Quant aux syndicats, ils n’étaient pas loin de faire l’objet d’une défiance comparable aux politiques. Un Français sur quatre seulement (27%) déclarait avoir confiance en eux. Ce qui les plaçait au niveau des banquiers (29%) ou des médias (27%)… À titre de comparaison, la confiance accordée aux grandes entreprises était largement supérieure (43%), sans parler des PME (80% de confiance… au même niveau que l’armée ou les hôpitaux).
Il n’y avait donc, dans le débat qui était sur le point de s’engager, aucune instance dans laquelle les Français auraient pu placer leur confiance pour défendre leurs intérêts. Aucune garantie, aucune corde de rappel : soit le gouvernement parvenait à expliquer et convaincre, seul, du bien fondé et de la justesse de sa réforme, soit il n’y parvenait pas et il n’y aurait alors rien ni personne pour rattraper les choses.
Un cadrage défaillant, un texte de loi très mal engagé… et, pourtant, la partie n’était pas perdue d’avance pour le gouvernement.
Fin février, 92% des Français étaient certains qu’en matière de chômage « on n’a pas tout essayé ». Dans l’absolu, les Français adhéraient à la plupart des pistes de réforme, et même les plus libérales n’étaient pas rejetées en bloc : 60% souhaitaient ainsi une réforme « en profondeur » du code du travail. Mais voilà : ils ne croyaient pas le gouvernement capable de « mener une telle réforme du code du travail qui protège les salariés » (31%). Autrement dit, l’opinion aurait pu être prête à passer d’un modèle à l’autre, mais pas n’importe comment, pas sans explications claires, pas sans garanties concrètes.

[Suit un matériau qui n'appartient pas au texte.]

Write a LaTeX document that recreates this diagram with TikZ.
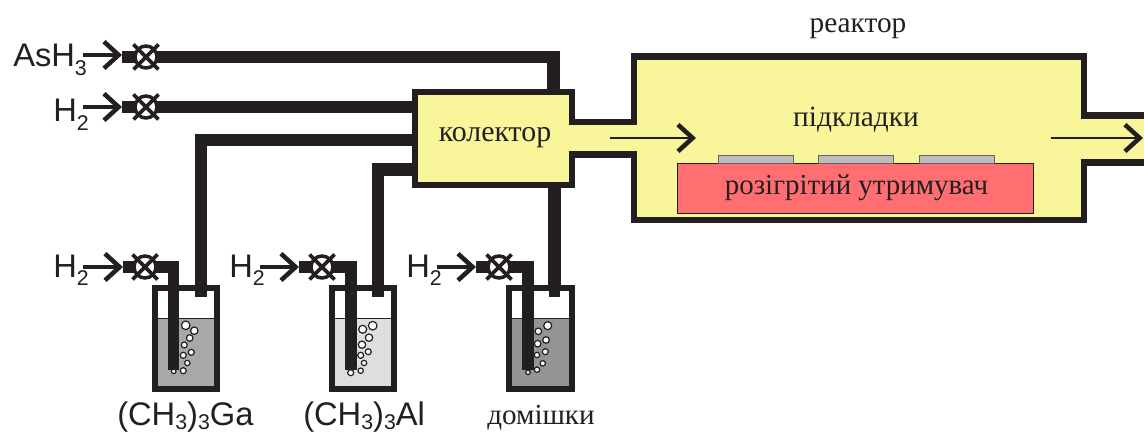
\documentclass[tikz,border=0pt]{standalone}
\usepackage{fontspec}
\setmainfont{Liberation Serif}
\newfontfamily\arialf{Liberation Sans}
\usetikzlibrary{arrows.meta}
\definecolor{ink}{HTML}{231F20}
\definecolor{pale}{HTML}{F8F59A}
\definecolor{heat}{HTML}{FF6F72}
\definecolor{subst}{HTML}{BDBDBD}
\newcommand{\chem}[1]{{\arialf\fontsize{24.5}{24.5}\selectfont #1}}
\newcommand{\subs}[1]{\raisebox{-6.5pt}{\fontsize{16}{16}\selectfont #1}}
\newcommand{\subt}[1]{\raisebox{-3.5pt}{\fontsize{16}{16}\selectfont #1}}
\tikzset{
  pipe/.style={draw=ink,line width=9.7pt,line join=miter},
  tube/.style={draw=ink,line width=8.9pt,line join=miter},
  wall/.style={draw=ink,line width=4.6pt,line join=miter},
  valvebody/.style={circle,draw=ink,fill=white,line width=2.6pt,minimum size=16.5pt,inner sep=0pt},
  valvecross/.style={draw=ink,line width=2.8pt},
  inflow/.style={draw=ink,line width=3.2pt,-{Straight Barb[length=11pt,width=20pt,line width=3.4pt]}},
  flow/.style={draw=ink,line width=2pt,-{Straight Barb[length=11pt,width=20pt,line width=3.4pt]}},
  chemlabel/.style={anchor=base west,inner sep=0pt,text=ink},
  serif/.style={anchor=base,inner sep=0pt,text=ink},
  bubble/.style={draw=ink,fill=white,line width=0.9pt},
  blank/.style={inner sep=0pt,minimum size=0pt},
  wafer/.style={draw=ink!70,fill=subst,line width=0.5pt,minimum width=56pt,minimum height=6pt,inner sep=0pt},
}
\newcommand{\valve}[2]{%
  \node[valvebody] (#1) at (#2) {};
  \draw[valvecross] ([shift={(-12.5,-12.5)}]#1.center) -- ([shift={(12.5,12.5)}]#1.center);
  \draw[valvecross] ([shift={(-12.5,12.5)}]#1.center) -- ([shift={(12.5,-12.5)}]#1.center);
}
\newcommand{\bubbles}[1]{\foreach \bx/\by/\br in {#1} {\draw[bubble] (\bx,\by) circle[radius=\br];}}
\begin{document}
\begin{tikzpicture}[x=0.75pt,y=-0.75pt]
\useasboundingbox (0,0) rectangle (1144,434);
\fill[white] (0,0) rectangle (1144,434);

% anchors
\coordinate (asin) at (122,57);
\coordinate (asturn) at (553.5,57);
\coordinate (hin) at (122,107);
\coordinate (colw) at (420,107);
\coordinate (ga) at (201,140);
\coordinate (gab) at (201,297);
\coordinate (gacol) at (420,140);
\coordinate (al) at (378,169.5);
\coordinate (alb) at (378,297);
\coordinate (alcol) at (420,169.5);
\coordinate (dopc) at (554.5,180);
\coordinate (dopb) at (554.5,297);
\coordinate (astop) at (553.5,95);

% main pipes
\draw[pipe] (asin) -- (asturn) -- (astop);
\draw[pipe] (hin) -- (colw);
\draw[pipe] (gacol) -- (ga) -- (gab);
\draw[pipe] (alcol) -- (al) -- (alb);
\draw[pipe] (dopc) -- (dopb);

% collector and reactor body
\fill[pale] (414.7,92) -- (572,92) -- (572,122) -- (634,122) -- (634,56.5) -- (1084,56.5) -- (1084,115.5) -- (1144,115.5) -- (1144,162.5) -- (1084,162.5) -- (1084,220) -- (634,220) -- (634,154.5) -- (572,154.5) -- (572,185) -- (414.7,185) -- cycle;
\draw[wall] (1144,115.5) -- (1084,115.5) -- (1084,56.5) -- (634,56.5) -- (634,122) -- (572,122) -- (572,92) -- (414.7,92) -- (414.7,185) -- (572,185) -- (572,154.5) -- (634,154.5) -- (634,220) -- (1084,220) -- (1084,162.5) -- (1144,162.5);

% heater and substrates
\node[draw=ink,fill=heat,line width=0.7pt,minimum width=267pt,minimum height=37.5pt,inner sep=0pt] (heater) at (855,188) {};
\node[wafer] (s1) at (755.5,159) {};
\node[wafer] (s2) at (856,159) {};
\node[wafer] (s3) at (956.5,159) {};

% texts
\node[serif,font=\fontsize{22}{22}\selectfont] (lreactor) at (858,33) {реактор};
\node[serif,font=\fontsize{22.4}{22.4}\selectfont] (lcol) at (495,142) {колектор};
\node[serif,font=\fontsize{22}{22}\selectfont] (lsub) at (856,127) {підкладки};
\node[serif,font=\fontsize{21.7}{21.7}\selectfont] (lheat) at (856.5,195) {розігрітий утримувач};
\node[serif,font=\fontsize{21.8}{21.8}\selectfont] (ldop) at (541,424) {домішки};

% flow arrows
\coordinate (fa) at (610,138); \coordinate (fb) at (696,138);
\coordinate (fc) at (1051,138); \coordinate (fd) at (1143,138);
\draw[flow] (fa) -- (fb);
\draw[flow] (fc) -- (fd);

% top gas lines
\valve{va}{146,57}
\valve{vh}{146,107}
\coordinate (aa) at (83,55); \coordinate (ab) at (122,55);
\coordinate (ha) at (83,107); \coordinate (hb) at (122,107);
\draw[inflow] (aa) -- (ab);
\draw[inflow] (ha) -- (hb);
\node[chemlabel] (las) at (13,67) {\chem{AsH\subs{3}}};
\node[chemlabel] (lh) at (53,122) {\chem{H\subs{2}}};

% bubblers
% 1
\fill[white] (155,288) rectangle (217,389);
\fill[black!34] (155,318) rectangle (217,389);
\draw[ink,line width=0.7pt] (155,318) -- (217,318);
\bubbles{185.7/325.3/4.3,194.3/330.7/3.7,189.7/338/3.3,184.3/345/3,191.3/352.3/3,183.3/355.3/3,187.3/363/2.7,183.3/370.7/3,173.7/371.3/2.3}
\node[blank] (b1) at (186,288) {};
\draw[wall] (155,288) rectangle (217,389);
\draw[tube] (201,285) -- (gab);
\coordinate (p1a) at (123,267); \coordinate (p1b) at (173.5,267); \coordinate (p1c) at (173.5,370);
\draw[tube] (p1a) -- (p1b) -- (p1c);
\valve{v1}{145,267}
\coordinate (a1) at (83,267);
\draw[inflow] (a1) -- (p1a);
\node[chemlabel] (lh1) at (53,277) {\chem{H\subs{2}}};
\node[chemlabel] (lga) at (117,425) {\chem{(CH\subt{3})\subt{3}Ga}};

% 2
\fill[white] (332,288) rectangle (394,389);
\fill[black!13] (332,318) rectangle (394,389);
\draw[ink,line width=0.7pt] (332,318) -- (394,318);
\bubbles{372.7/325.7/4.3,362.7/329.3/4,369/337.7/3.7,362/344.7/3.7,368.3/351.7/3,360.7/355.3/3,364/363/2.7,360.7/370.7/2.7,350.7/372.7/3}
\node[blank] (b2) at (363,288) {};
\draw[wall] (332,288) rectangle (394,389);
\draw[tube] (378,285) -- (alb);
\coordinate (p2a) at (299,267); \coordinate (p2b) at (351,267); \coordinate (p2c) at (351,370);
\draw[tube] (p2a) -- (p2b) -- (p2c);
\valve{v2}{322,267}
\coordinate (a2) at (260,267);
\draw[inflow] (a2) -- (p2a);
\node[chemlabel] (lh2) at (229,277) {\chem{H\subs{2}}};
\node[chemlabel] (lal) at (303,425) {\chem{(CH\subt{3})\subt{3}Al}};

% 3
\fill[white] (509,288) rectangle (572,389);
\fill[black!42] (509,318) rectangle (572,389);
\draw[ink,line width=0.7pt] (509,318) -- (572,318);
\bubbles{547.7/325.7/4,538.3/331.3/3.3,546/340/3.3,537.7/343.7/3.3,545.3/351.7/3,537/355/2.7,542.7/363.3/2.7,537/369.7/2.7,528/372.3/2.3}
\node[blank] (b3) at (540,288) {};
\draw[wall] (509,288) rectangle (572,389);
\draw[tube] (554.5,285) -- (dopb);
\coordinate (p3a) at (476,267); \coordinate (p3b) at (528,267); \coordinate (p3c) at (528,370);
\draw[tube] (p3a) -- (p3b) -- (p3c);
\valve{v3}{499,267}
\coordinate (a3) at (437,267);
\draw[inflow] (a3) -- (p3a);
\node[chemlabel] (lh3) at (406,277) {\chem{H\subs{2}}};
\end{tikzpicture}
\end{document}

Ce qui a manqué, c’est un projet à la fois radical et clair. Or jamais le gouvernement n’a expliqué concrètement les limites qu’il ne dépasserait pas, n’a articulé clairement dans ses discours l’objectif de souplesse pour les entreprises avec de nouvelles protections pour les salariés (alors que 60% des Français pensaient spontanément que ces deux objectifs étaient difficilement compatibles – ils avaient donc besoin d’être convaincus), ni n’a montré – par des paroles, des déplacements ou des postures – un souci réel du social ou des conditions de travail, qui auraient pu crédibiliser sa promesse. Là sont les défis du gouvernement Philippe.